Advance delicne ratio stands at 1:5, indicating a weak market breath today. The broader markets are underperforming the benchmark indices- BSE Midcap and Smallcap indices are down by over 1.1 - 1.2%.

Top Sensex losers at this hour include: ITC down 1.54% down, ICICI Bank down 2.24%, HDFC Bank down 1.74%,  Infosys down 1.11%, Reliance down 1.16%.     

Adds Mudit Goyal, Technical Analyst, SMC Global, “Currently index is moving below its 21EMA, 50EMA and 100EMA on daily charts which indicates that Short term and medium term bias remains negative for the markets. For near term, Key support is seen around 5980-5970 levels and on the upper side, index can face hurdle around 6180-6200 levels.”

Traders will roll over positions in the futures & options (F&O) segment from the near month January 2014 series to February 2014 series.

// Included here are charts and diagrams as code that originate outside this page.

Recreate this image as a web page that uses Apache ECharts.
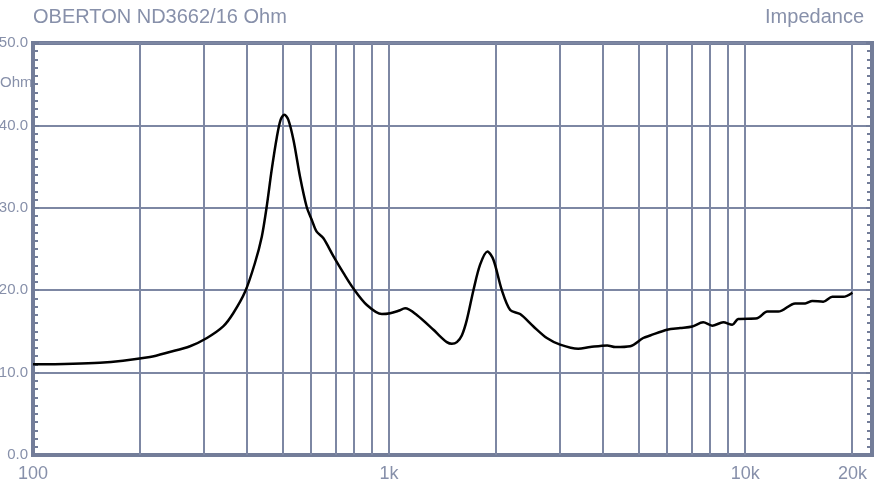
<!DOCTYPE html>
<html>
<head>
<meta charset="utf-8">
<script src="https://cdn.jsdelivr.net/npm/echarts@6/dist/echarts.min.js"></script>
<style>html,body{margin:0;padding:0;background:#fff}#c{width:875px;height:484px}</style>
</head>
<body>
<div id="c"></div>
<script>
var titleText = 'OBERTON ND3662/16 Ohm';
var rightText = 'Impedance';
var unitText = 'Ohm';
var freqs = [100,154,213,242,276,308,342,365,394,420,439,453,468,484,496,508,521,539,562,587,607,626,654,698,744,794,866,954,1007,1062,1109,1196,1332,1391,1452,1500,1550,1600,1653,1725,1801,1889,1963,2073,2188,2333,2543,2773,3022,3396,3670,4096,4314,4754,5170,5410,6037,6568,7099,7621,8078,8676,9194,9557,10807,11530,12380,13815,14740,15430,16560,17560,18850,20000];
var impedance = [11.0,11.2,11.9,12.5,13.2,14.2,15.6,17.2,19.8,23.3,26.5,30.1,34.6,38.6,40.7,41.3,40.7,38.2,33.8,30.1,28.5,27.1,26.3,24.1,22.1,20.2,18.2,17.1,17.2,17.5,17.8,17.0,15.2,14.4,13.7,13.5,13.7,14.5,16.4,20.0,23.1,24.7,23.7,20.0,17.6,17.1,15.6,14.2,13.4,12.9,13.1,13.3,13.1,13.2,14.2,14.5,15.2,15.4,15.6,16.1,15.7,16.1,15.8,16.5,16.6,17.4,17.4,18.4,18.4,18.7,18.6,19.2,19.2,19.7];
var gridFreqs = [200,300,400,500,600,700,800,900,1000,2000,3000,4000,5000,6000,7000,8000,9000,10000,20000];
var xTickFreqs = [100,1000,10000,20000];
var xTickLabels = ['100','1k','10k','20k'];
var freqMin = 100, freqMax = 22700;
var yMin = 0, yMax = 50, yStep = 10;

var L = Math.log10;
var axisCol = '#737d99';
var gridCol = '#7d87a3';
var textCol = '#8790aa';
var chart = echarts.init(document.getElementById('c'));
chart.setOption({
  animation: false,
  title: [
    {text: titleText, left: 28, top: 2, textStyle: {fontFamily: 'Liberation Sans, Arial', fontSize: 20, fontWeight: 'normal', color: textCol}},
    {text: rightText, right: 6, top: 2, textStyle: {fontFamily: 'Liberation Sans, Arial', fontSize: 20, fontWeight: 'normal', color: textCol}}
  ],
  graphic: [{type: 'text', left: 0, top: 75, style: {text: unitText, fill: textCol, font: '15px "Liberation Sans", Arial'}}],
  grid: {left: 33, right: 3, top: 43, bottom: 29, show: true, borderColor: axisCol, borderWidth: 4, outerBoundsMode: 'none', containLabel: false},
  xAxis: {
    type: 'value', min: L(freqMin), max: L(freqMax),
    axisLine: {show: true, lineStyle: {color: axisCol, width: 4}},
    axisTick: {show: false},
    splitLine: {show: false},
    axisLabel: {
      customValues: xTickFreqs.map(L),
      formatter: function (v) { for (var i = 0; i < xTickFreqs.length; i++) { if (Math.abs(L(xTickFreqs[i]) - v) < 1e-6) return xTickLabels[i]; } return ''; },
      color: textCol, fontSize: 18, fontFamily: 'Liberation Sans, Arial', margin: 10, showMinLabel: true, showMaxLabel: true
    }
  },
  yAxis: [
    {
      type: 'value', min: yMin, max: yMax, interval: yStep, position: 'left',
      axisLine: {show: true, lineStyle: {color: axisCol, width: 4}},
      axisTick: {show: true, inside: true, length: 6, lineStyle: {color: axisCol, width: 2}},
      minorTick: {show: true, splitNumber: 10, length: 5, lineStyle: {color: axisCol, width: 2}},
      splitLine: {show: true, lineStyle: {color: gridCol, width: 2}},
      axisLabel: {formatter: function (v) { return v.toFixed(1); }, color: textCol, fontSize: 15, fontFamily: '"Liberation Sans", Arial', margin: 5}
    },
    {
      type: 'value', min: yMin, max: yMax, interval: yStep, position: 'right',
      axisLine: {show: true, lineStyle: {color: axisCol, width: 4}},
      axisTick: {show: true, inside: true, length: 6, lineStyle: {color: axisCol, width: 2}},
      minorTick: {show: true, splitNumber: 10, length: 5, lineStyle: {color: axisCol, width: 2}},
      splitLine: {show: false},
      axisLabel: {show: false}
    }
  ],
  series: [
    {
      type: 'line', data: [], z: 1, silent: true,
      markLine: {
        silent: true, symbol: 'none', label: {show: false},
        lineStyle: {color: gridCol, width: 2, type: 'solid'},
        data: gridFreqs.map(function (f) { return {xAxis: L(f)}; })
      }
    },
    {
      type: 'line', z: 5, showSymbol: false, smooth: 0.3,
      lineStyle: {color: '#000', width: 2.5},
      data: freqs.map(function (f, i) { return [L(f), impedance[i]]; })
    }
  ]
});
</script>
</body>
</html>
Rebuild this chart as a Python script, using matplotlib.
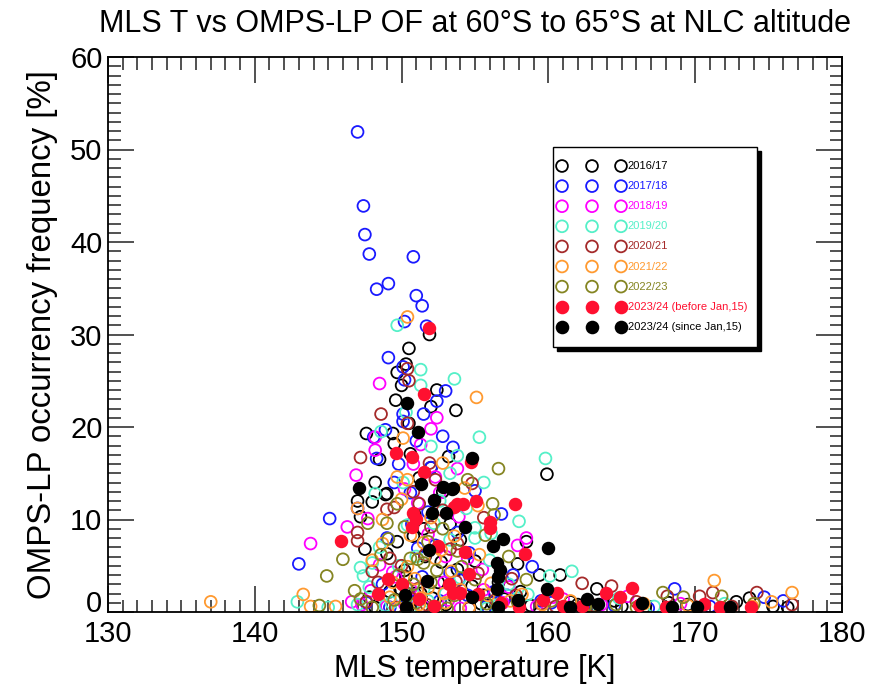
import matplotlib
matplotlib.use("Agg")
import matplotlib.pyplot as plt
from matplotlib.ticker import MultipleLocator, FuncFormatter
from matplotlib.patches import Rectangle

plt.rcParams['font.family'] = ['Liberation Sans', 'DejaVu Sans']

# ---------------- data ----------------
labels = ["2016/17", "2017/18", "2018/19", "2019/20", "2020/21", "2021/22",
          "2022/23", "2023/24 (before Jan,15)", "2023/24 (since Jan,15)"]
colors = ["#000000", "#1a1aff", "#ff00ff", "#55f0c8", "#a52a2a", "#ff9a30",
          "#858522", "#ff1030", "#000000"]
filled = [False, False, False, False, False, False, False, True, True]

t_1617 = [151.9,150.5,150.3,149.7,150.0,152.4,149.6,152.0,153.7,147.6,149.4,150.5,149.5,148.5,149.0,
          147.0,148.0,147.2,147.5,149.7,148.9,159.9,160.8,158.5,159.4,163.3,154.0,157.9,151.2,152.8,
          153.3,150.8,151.6,150.2,152.5,154.8,155.6,156.2,150.6,151.4,153.0,148.2,149.2,150.9,152.1,
          155.4,157.0,158.8,161.5,165.0,168.2,172.8,173.7,176.3,175.3,162.0,150.4,147.8,
          150.9,151.5,149.0,152.7,150.3,153.8,149.9,151.3,155.0,152.0,150.6,148.2,153.2,156.6,158.1,
          164.5,166.6,169.5]
of_1617 = [30.0,28.5,26.8,25.9,24.5,24.0,22.9,22.2,21.8,19.3,19.3,20.4,18.2,16.5,12.8,
           12.0,11.9,10.3,6.8,7.6,12.7,14.9,4.0,7.6,4.0,2.5,7.8,5.2,14.5,13.0,
           9.5,8.2,6.0,4.5,3.2,2.8,1.8,1.0,1.2,0.6,0.8,0.5,2.2,2.0,1.5,
           0.9,1.4,0.7,1.1,0.6,1.0,1.1,1.5,0.5,0.6,0.8,0.3,1.6,
           10.5,9.0,6.3,5.4,3.8,4.6,2.5,2.0,5.5,15.6,17.1,14.0,16.8,3.2,2.2,
           1.2,0.6,0.8]

t_1718 = [147.0,147.4,147.5,147.8,150.8,149.1,148.3,151.0,151.4,150.2,151.7,149.1,150.1,150.2,153.0,
          152.4,151.5,150.1,150.1,148.9,148.1,153.5,148.3,147.0,145.1,143.0,155.0,158.9,157.6,152.0,
          150.6,149.5,151.8,153.8,154.6,156.3,148.7,150.3,152.6,155.8,160.2,162.4,168.6,174.7,176.0,
          164.5,166.8,157.2,153.3,151.1,
          149.8,151.0,152.8,150.7,149.0,152.3,153.9,151.4,150.4,154.5,147.6,149.2,156.8,159.5,171.0]
of_1718 = [51.9,43.9,40.8,38.7,38.4,35.5,34.9,34.2,33.1,31.4,30.9,27.5,26.5,25.1,23.9,
           22.8,21.4,21.4,20.6,19.7,18.9,17.8,16.6,11.2,10.1,5.2,13.1,4.9,4.0,15.6,
           12.9,14.0,10.8,8.6,6.4,2.2,3.0,0.8,1.2,0.6,1.0,0.5,2.5,1.6,1.2,
           0.7,0.4,1.8,4.2,6.9,
           16.0,18.5,19.0,9.5,8.0,7.2,3.5,3.8,2.0,1.8,1.0,0.5,10.6,1.2,0.6]

t_1819 = [148.5,152.4,152.0,148.2,151.3,148.2,146.9,146.3,143.8,147.7,148.5,146.6,151.1,152.3,158.5,
          157.9,153.9,150.8,154.5,149.6,152.9,155.6,153.2,151.5,150.2,156.9,159.2,163.6,165.4,161.0,
          149.0,150.6,154.0,147.3,
          150.2,151.8,153.0,149.4,150.9,155.5,152.6,147.9,157.3,160.3,169.0,153.8]
of_1819 = [24.7,21.0,19.8,18.9,18.1,17.5,14.8,9.2,7.4,10.1,5.1,1.1,11.8,14.6,8.0,
           7.2,10.3,16.0,5.8,3.8,3.2,2.4,1.3,0.6,0.9,1.0,0.6,0.8,1.7,1.4,
           0.6,2.5,0.4,0.8,
           13.3,8.4,6.0,4.3,1.8,4.6,12.9,2.3,2.7,1.6,0.9,15.5]

t_1920 = [149.7,151.3,153.6,151.3,155.3,148.6,152.0,159.8,153.8,155.0,155.0,156.1,158.0,161.6,160.1,
          148.2,147.2,142.9,148.5,147.8,150.4,153.3,147.4,148.0,152.6,154.4,151.0,157.3,149.3,150.7,
          156.6,158.6,162.8,164.8,147.0,145.0,153.0,155.8,151.8,157.9,
          150.1,152.2,149.8,154.0,151.5,156.0,148.9,150.3,155.6,153.3,167.2,172.0]
of_1920 = [31.0,26.2,25.2,24.5,18.9,19.5,17.9,16.6,16.9,9.1,8.0,8.5,9.8,4.4,3.9,
           12.8,4.8,1.1,7.0,2.7,9.4,15.0,3.9,5.3,12.0,11.2,6.0,3.0,1.0,0.6,
           0.8,1.9,0.6,1.5,0.8,0.5,2.0,0.4,1.2,1.5,
           14.0,9.6,5.0,3.7,2.5,5.6,0.7,21.6,14.0,7.8,0.6,0.9]

t_2021 = [148.6,150.4,150.5,150.4,147.2,147.0,147.0,149.0,151.2,149.5,152.3,147.6,151.1,153.3,153.8,
          157.5,162.3,164.3,171.2,174.2,168.1,170.3,150.0,152.0,155.2,148.4,156.4,159.5,166.0,160.5,
          149.6,151.7,154.6,176.6,172.5,
          150.8,152.8,149.2,151.6,153.7,150.6,155.6,148.0,157.8,163.1,151.9,154.8]
of_2021 = [21.4,26.3,25.0,20.4,16.7,8.6,7.7,11.1,11.7,11.3,14.3,1.1,2.5,6.8,7.4,
           3.6,3.1,2.8,2.1,2.1,1.7,1.7,5.0,9.2,4.2,3.2,1.3,0.9,1.1,0.6,
           0.5,0.8,0.4,0.8,0.6,
           13.0,11.0,5.8,6.2,3.3,1.5,10.2,4.4,1.8,0.7,16.1,13.9]

t_2122 = [150.4,155.1,150.1,137.0,143.3,143.8,145.5,147.0,148.0,148.7,149.7,150.4,150.4,152.8,154.3,
          155.2,155.3,156.1,171.3,176.6,175.2,151.5,152.3,153.4,150.9,151.8,149.2,153.0,154.6,157.4,
          159.6,163.0,166.5,169.5,149.8,151.2,152.7,
          150.6,152.0,153.6,149.4,151.3,154.0,155.9,148.7,150.0,152.9,158.2,161.5,173.9]
of_2122 = [31.9,23.2,18.8,1.1,1.9,0.6,0.6,11.2,5.6,10.0,14.6,14.3,4.9,16.1,13.4,
           11.5,6.2,3.1,3.4,2.1,1.1,7.5,5.8,4.4,3.6,2.6,1.6,1.0,0.5,1.2,
           0.8,0.6,0.9,0.7,0.4,0.8,6.7,
           8.3,10.2,8.2,3.2,1.5,2.4,1.8,7.4,12.2,2.0,1.9,1.2,0.6]

t_2223 = [146.0,144.9,147.7,149.0,149.1,146.8,144.4,151.1,147.2,151.5,150.6,149.7,152.8,156.6,154.5,
          156.2,156.3,157.3,154.1,155.0,158.5,167.8,171.8,169.2,150.3,152.0,153.6,151.0,155.8,160.2,
          162.5,164.6,148.0,153.1,
          149.8,150.8,152.4,153.8,151.8,150.2,155.7,149.5,152.2,157.9,166.0,174.0,148.6]
of_2223 = [5.7,3.9,9.6,9.6,7.9,2.3,0.7,5.7,1.4,5.3,5.8,11.7,9.0,15.5,14.3,
           11.7,10.5,6.0,4.9,3.5,3.5,2.1,1.7,1.6,2.6,3.2,1.8,1.0,0.9,1.2,
           0.6,0.8,0.5,0.4,
           4.0,3.0,4.5,6.6,7.6,9.2,8.3,1.3,0.6,1.1,0.5,0.9,6.2]

t_2324a = [151.9,151.5,149.6,150.7,151.5,150.8,151.0,150.7,145.9,152.5,149.1,148.4,150.0,153.2,153.6,
           154.0,154.7,154.2,153.8,155.1,157.7,156.0,156.0,154.3,158.4,154.6,153.5,155.2,160.6,163.9,
           165.7,164.9,159.6,171.7,173.8,152.2,151.2,156.8,158.0,161.0,162.3,166.2,168.0,170.6]
of_2324a = [30.7,23.6,17.2,16.8,15.1,10.7,10.1,9.2,7.7,7.1,3.6,1.9,3.0,3.0,11.4,
            2.1,16.2,11.7,11.7,12.0,11.7,9.7,9.1,6.5,6.3,4.1,2.1,1.9,2.1,2.1,
            2.6,1.6,1.3,0.5,0.5,0.6,1.4,1.0,0.5,0.7,0.6,0.8,0.5,0.9]

t_2324b = [147.1,150.4,151.1,151.3,152.2,152.1,153.0,152.8,153.4,151.9,151.7,150.2,150.3,154.8,153.5,
           154.3,156.9,156.2,160.0,156.5,156.7,156.6,156.5,159.9,154.8,157.9,156.6,162.6,163.4,161.5,
           166.4,168.4,170.1,172.4]
of_2324b = [13.4,22.6,19.5,13.8,12.1,10.7,10.7,13.5,13.3,6.7,3.3,1.8,0.5,16.6,13.4,
            9.2,7.9,7.1,6.9,5.3,4.5,3.8,2.5,2.5,1.6,1.3,0.5,1.4,0.9,0.5,
            1.0,0.5,0.5,0.5]

series_t = [t_1617, t_1718, t_1819, t_1920, t_2021, t_2122, t_2223, t_2324a, t_2324b]
series_of = [of_1617, of_1718, of_1819, of_1920, of_2021, of_2122, of_2223, of_2324a, of_2324b]

# ---------------- figure ----------------
W, H = 869, 687
AX_L, AX_R, AX_T, AX_B = 108, 842, 57, 612
fig = plt.figure(figsize=(W/100, H/100), dpi=100)
ax = fig.add_axes([AX_L/W, 1-AX_B/H, (AX_R-AX_L)/W, (AX_B-AX_T)/H])

S = 72
for t, of, c, f in zip(series_t, series_of, colors, filled):
    if f:
        ax.scatter(t, of, s=S, facecolors=c, edgecolors=c, linewidths=1.2, zorder=3)
    else:
        ax.scatter(t, of, s=S, facecolors='none', edgecolors=c, linewidths=1.3, zorder=2)

ax.set_xlim(130, 180)
ax.set_ylim(0, 60)
ax.xaxis.set_major_locator(MultipleLocator(10))
ax.xaxis.set_minor_locator(MultipleLocator(1))
ax.yaxis.set_major_locator(MultipleLocator(10))
ax.yaxis.set_minor_locator(MultipleLocator(1))
ax.yaxis.set_major_formatter(FuncFormatter(lambda v, p: '' if v == 0 else f'{v:g}'))
ax.tick_params(which='both', direction='in', top=True, right=True, width=1.1, colors='#222222',
               labelcolor='black')
ax.tick_params(which='major', length=19, labelsize=21)
ax.tick_params(axis='x', which='major', pad=6)
ax.tick_params(axis='y', which='major', pad=4)
ax.tick_params(which='minor', length=9)
for sp in ax.spines.values():
    sp.set_linewidth(1.3)

# the "0" of the y axis sits slightly raised, above "130"
ax.annotate("0", xy=(0, 0), xycoords='axes fraction', xytext=(-4, 0), textcoords='offset points',
            ha='right', va='baseline', fontsize=21)

ax.set_xlabel("MLS temperature [K]", fontsize=22, labelpad=4)
ax.set_ylabel("OMPS-LP occurrency frequency [%]", fontsize=23.8, labelpad=9)
ax.set_title("MLS T vs OMPS-LP OF at 60°S to 65°S at NLC altitude", fontsize=22, pad=18)

# ---------------- legend (drawn as a boxed key) ----------------
def fx(px):
    return (px - AX_L) / (AX_R - AX_L)

def fy(py):
    return (AX_B - py) / (AX_B - AX_T)

box_l, box_r, box_t, box_b = 553, 757, 147, 347
sh = 4
ax.add_patch(Rectangle((fx(box_l + sh), fy(box_b + sh)), fx(box_r) - fx(box_l), fy(box_t) - fy(box_b),
                       transform=ax.transAxes, facecolor='black', edgecolor='black', lw=1,
                       zorder=8, clip_on=False))
ax.add_patch(Rectangle((fx(box_l), fy(box_b)), fx(box_r) - fx(box_l), fy(box_t) - fy(box_b),
                       transform=ax.transAxes, facecolor='white', edgecolor='black', lw=1.0,
                       zorder=9, clip_on=False))
row0, drow = 166, 20.1
key_x = [562, 592, 621]
for i, (lab, c, f) in enumerate(zip(labels, colors, filled)):
    yy = fy(row0 + i * drow)
    ax.scatter([fx(x) for x in key_x], [yy] * 3, s=S, transform=ax.transAxes,
               facecolors=(c if f else 'none'), edgecolors=c, linewidths=1.3,
               zorder=10, clip_on=False)
    ax.text(fx(627.5), yy, lab, transform=ax.transAxes, fontsize=8, color=c,
            ha='left', va='center', zorder=11)

fig.savefig("out.png", dpi=100)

The January 2014 F&O contracts expire today.

Meanwhile, Foreign institutional investors (FIIs) bought shares worth a net Rs 250.48 crore on Wednesday, as per provisional data from the stock exchanges.

On the global front, Japan's Nikkei share average tumbled more than 3% on Thursday morning after the US Federal Reserve scaled back stimulus amid emerging market turmoil, while a rise in the yen soured overall sentiment.

The Nikkei dropped 3.3% to 14,873.03 in mid-morning trade after falling to as far as 14,853.83, the lowest since November 14. The index's support is seen at 14,731.17, a 61.8 retracement from an October low to a December high.

A spike in the yen soured market sentiment after the Fed, in a widely expected move, cut its bond purchases by another $10 billion to $65 billion a month. The decision sent investors scurrying to the safety of bonds and yen.

Back home, the rupee weakened in early trades as the US Fed announced further tapering of $ 10 billion. It is currently trading at 62.69-a-adollar. The first round of tapering of an equal quantum was announced last month.

Bank of India, Hero Motocorp, HCC, Indbulls Real Estate, JSW Energy, Phoenix Mills, Shoppers Stop, Siemens, Sintex Inds and Voltas will unveil their third quarter earnings today.

On the sectoral front, BSE Realty and Metal indices have surged by nearly 3% each followed by counters like Banks, FMCG, Capital Goods, Power, Oil & Gas and Auto, all falling between 1-2%. Infact all the major BSE sectoral indices are trading in red zone.

Banking shares continue under pressure in six straight trading sessions with the National Stock Exchange (NSE) Bank Nifty hits its lowest level since October last year. The BSE Bankex index is down over 2% currently.

Punjab National Bank, Bank of Baroda and Indusind Bank have slipped by 3% each, while State Bank of India, ICICI Bank, Axis Bank, Bank of India, Canara Bank, Union Bank of India, Kotak Mahindra Bank and HDFC Bank are down by 2% each.

The NSE banking share index, Bank Nifty is down 2% or 210 points at 10,228, hits three month low following the US Federal Reserve announcing plans to scale back its bond purchases by another US$10 billion.

Other notable losers are Sesa Sterlite, Tata Steel, BHEL, Hindalco, Hero Moto, ITC and Tata Power.

Other shares

Crompton Greaves is trading higher by 4% at Rs 106 after reporting a consolidated net profit at Rs 62 crore for the third quarter ended December 31, 2013 (Q3), on back of higher sales. The company had recorded loss of Rs 189 crore in the same quarter year ago.

Titan Company is trading lower by 3% at Rs 208 on reporting 19% year-on-year (yoy) decline in net profit at Rs 166 crore for the third quarter ended December 31, 2013 (Q3) on account of extremely poor retail sales during the quarter. The company had profit of Rs 204 crore in the same quarter previous fiscal.

TVS Motor Company is trading higher by 2.5% at Rs 72.65, extending its previous day’s 5% rally, after reporting a healthy 31% year-on-year (yoy) growth its net profit at Rs 68.80 crore for the third quarter ended December 31, 2013 (Q3), driven by a strong operating performance and sharp decline in finance cost. The two-three wheeler manufacture had a profit of Rs 52.45 crore in the same period previous fiscal.